7. Don’t Squeeze Too Tight

Once image size and resolution are right, it’s time to save the images. For best compatibility and faster uploads to an online processor, the JPEG file format is the best choice. (Don’t ever send RAW files!) JPEG is a compressed format, with compression levels from very low (about 2:1 ratio) to extreme (50:1).

If you’re using Photoshop or Elements, the optimum setting is 8 (high quality, with roughly 7:1 compression). You won’t notice JPEG artifacts at this level, and less compression will slow down image transfers and uploads. However, if you’re giving a CD-R or memory card to a lab, you can opt for less compression.

In either case, select the “Baseline Standard” method of JPEG compression for the greatest compatibility and image quality, and make sure your file names all have a .jpg extension.

8. Get Organized

To speed up multiple image uploads or to keep track of images sent out for printing, save your files in separate folders prior to writing them to a CD or sending them to a lab. For example, if you plan to send out a 4×6 order, store all of your retouched and sized images in a folder called “4×6 prints.” You may also add a date or lab name to the name of the folder. When you go online to place your order, select “Print folder” if given that as an option, or navigate to the folder you’ve created, open it, and hit “Select all images.”

Tip: If you’re writing your images to a CD or memory card to be printed at a kiosk, first create a master folder called DCIM, and then store all your print-size folders containing images in it. Most kiosks will look for images contained in the DCIM folder created by every digital camera, but some may overlook other folders even if they contain JPEGs.

9. Make a Trial Run

Don’t send 100 images to a lab on your first order; send 5 to 10 that cover the spectrum of your images, including high key, low key, supersaturated, low contrast, and high contrast. Then modify your settings based on the results, or move on to the next lab.

As a rule, the contrast on most digital minilab prints is fairly high (a holdover from film printing days and preferred by most consumers), resulting in blocked-up shadows and blown-out highlight detail. You may want to send a contrast series of one image to the lab to see which setting works the best. Start with a portrait or scenic photo with lots of shadow, midtone, and highlight detail evident on your computer monitor.
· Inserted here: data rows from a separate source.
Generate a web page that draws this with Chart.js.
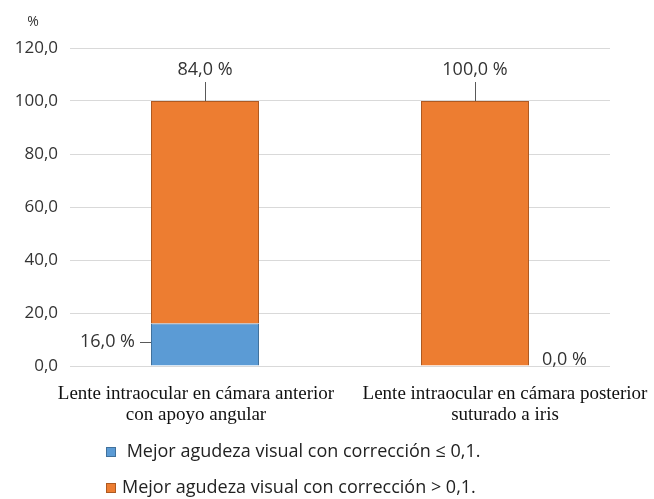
<!DOCTYPE html>
<html>
<head>
<meta charset="utf-8">
<script src="https://cdn.jsdelivr.net/npm/chart.js@4"></script>
<style>
  html, body { margin: 0; padding: 0; background: #fff; }
  #wrap { width: 654px; height: 499px; }
</style>
</head>
<body>
<div id="wrap"><canvas id="myChart" width="654" height="499"></canvas></div>
<script>
const categorias = [
    ['Lente intraocular en cámara anterior', 'con apoyo angular'],
    ['Lente intraocular en cámara posterior', 'suturado a iris']
];
const serieBaja = [16.0, 0.0];
const serieAlta = [84.0, 100.0];
const nombresSeries = [
    'Mejor agudeza visual con corrección ≤ 0,1.',
    'Mejor agudeza visual con corrección > 0,1.'
];
const ticksY = [0, 20, 40, 60, 80, 100, 120];

const fmt = v => v.toFixed(1).replace('.', ',');

// etiquetas de valores, categorias, leyenda y el "%" del eje
const extras = {
    id: 'extras',
    afterDatasetsDraw(chart) {
        const c = chart.ctx;
        const area = chart.chartArea;
        const x = chart.scales.x;
        c.save();

        // "%" arriba del eje
        c.fillStyle = '#333';
        c.font = '14px "Open Sans"';
        c.textAlign = 'center';
        c.textBaseline = 'middle';
        c.fillText('%', 33, 22);

        // valores
        c.font = '18px "Open Sans"';
        c.strokeStyle = '#595959';
        c.lineWidth = 1;
        const meta0 = chart.getDatasetMeta(0);
        const meta1 = chart.getDatasetMeta(1);
        meta1.data.forEach((bar, i) => {
            const v = serieAlta[i];
            c.textAlign = 'center';
            c.fillText(fmt(v) + ' %', bar.x, 70);
            c.beginPath();
            c.moveTo(Math.round(bar.x) + 0.5, 82);
            c.lineTo(Math.round(bar.x) + 0.5, bar.y);
            c.stroke();
        });
        meta0.data.forEach((bar, i) => {
            const v = serieBaja[i];
            const left = bar.x - bar.width / 2;
            const right = bar.x + bar.width / 2;
            if (v > 0) {
                const ym = (bar.y + bar.base) / 2 - 3;
                c.textAlign = 'right';
                c.fillText(fmt(v) + ' %', left - 16, ym);
                c.beginPath();
                c.moveTo(left - 11, Math.round(ym) + 0.5);
                c.lineTo(left, Math.round(ym) + 0.5);
                c.stroke();
            } else {
                c.textAlign = 'left';
                c.fillText(fmt(v) + ' %', right + 13, bar.base - 6);
            }
        });

        // categorias
        const desplaz = [-9, 30];
        c.font = '19px "Liberation Serif"';
        c.fillStyle = '#111';
        c.textAlign = 'center';
        c.textBaseline = 'alphabetic';
        categorias.forEach((lineas, i) => {
            const cx = x.getPixelForValue(i) + desplaz[i];
            lineas.forEach((t, j) => {
                c.fillText(t, cx, area.bottom + 33 + j * 21);
            });
        });

        // leyenda
        c.font = '18px "Open Sans"';
        c.textAlign = 'left';
        c.textBaseline = 'middle';
        const filasY = [452, 488];
        const textoX = [122, 122];
        chart.data.datasets.forEach((ds, i) => {
            const y = filasY[i];
            c.fillStyle = ds.backgroundColor;
            c.fillRect(106, y - 5, 10, 10);
            c.strokeStyle = ds.borderColor;
            c.strokeRect(106.5, y - 4.5, 9, 9);
            c.fillStyle = '#222';
            c.fillText((i === 0 ? ' ' : '') + ds.label, textoX[i], y);
        });
        c.restore();
    }
};

const ctx = document.getElementById('myChart').getContext('2d');
const myChart = new Chart(ctx, {
    type: 'bar',
    data: {
        labels: categorias,
        datasets: [{
            label: nombresSeries[0],
            data: serieBaja,
            backgroundColor: '#5B9BD5',
            borderColor: '#41719C',
            borderWidth: 1,
            barPercentage: 0.8,
            categoryPercentage: 0.5
        }, {
            label: nombresSeries[1],
            data: serieAlta,
            backgroundColor: '#ED7D31',
            borderColor: '#AE5A21',
            borderWidth: 1,
            barPercentage: 0.8,
            categoryPercentage: 0.5
        }]
    },
    options: {
        responsive: false,
        animation: false,
        layout: {
            padding: { top: 48, right: 44, bottom: 133, left: 0 }
        },
        scales: {
            x: {
                stacked: true,
                display: false
            },
            y: {
                stacked: true,
                min: 0,
                max: 120,
                afterFit: s => { s.width = 70; },
                afterBuildTicks: s => { s.ticks = ticksY.map(v => ({ value: v })); },
                border: { display: false },
                grid: { color: '#d9d9d9', drawTicks: false },
                ticks: {
                    padding: 12,
                    color: '#333',
                    font: { family: 'Open Sans', size: 17 },
                    callback: v => fmt(v)
                }
            }
        },
        plugins: {
            legend: { display: false },
            tooltip: { enabled: false }
        }
    },
    plugins: [extras]
});
</script>
</body>
</html>
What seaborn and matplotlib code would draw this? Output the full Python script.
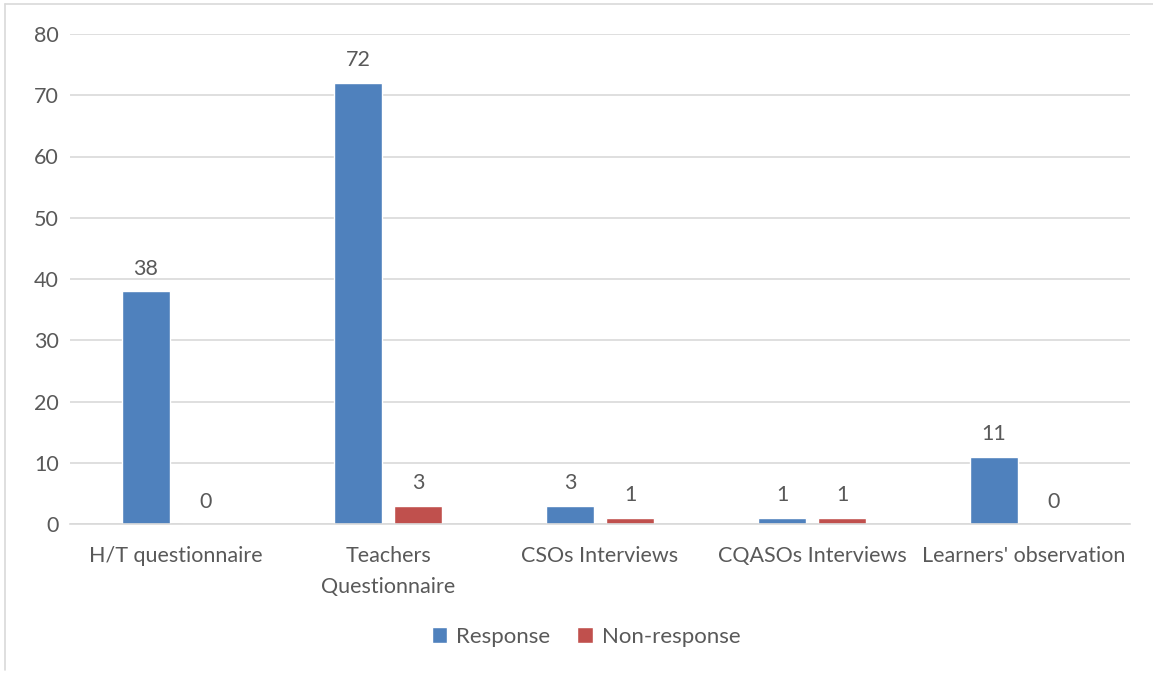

Adjust the contrast and save five versions from low to moderately high contrast (layer a different letter or number into each version of the image to identify it later).

10. Assert Yourself

If, after following these steps, your prints still come back looking like they were developed by a blind monkey, it’s time to either find a new lab or talk with a lab supervisor. Don’t expect the person behind the counter or running the machine to be able to help you, since novices may not know the difference between a cyan and a blue color cast. But, in most cases, someone at your lab does; that’s who you should talk with. Bring a copy of the image files for viewing on the lab’s monitor. Usually, the lab will offer to fix and reprint any of your problem photos.

Color Profiling

The color gamut of silver-halide papers used in most digital minilabs is noticeably smaller than the gamut of typical six- to eight-color inkjet printers. That means that certain colors (such as violets and deep reds) may appear washed out or radically different in the prints you get.

Knowing which colors fall outside the gamut of a minilab can be helpful and allows you to make adjustments to improve the image quality of your photos. For instance, Photoshop’s Proof Colors tool can give you a screen preview of your lab’s color gamut if you have a profile loaded on your system.

Some minilabs or pro labs in your area might be able to provide you with color profiles for their specific printing systems. You can also use a device such as the ColorVision PrintFIX PRO (see The Goods) to generate a color profile from your lab or any color printer you use.

If you use the minilab’s profile as the working space in Photoshop and then send images to the lab as untagged JPEGs, you’ll get a very accurate match to your screen images. Warning: If you then send the same image files to other labs, even ones using the same equipment, colors might be off.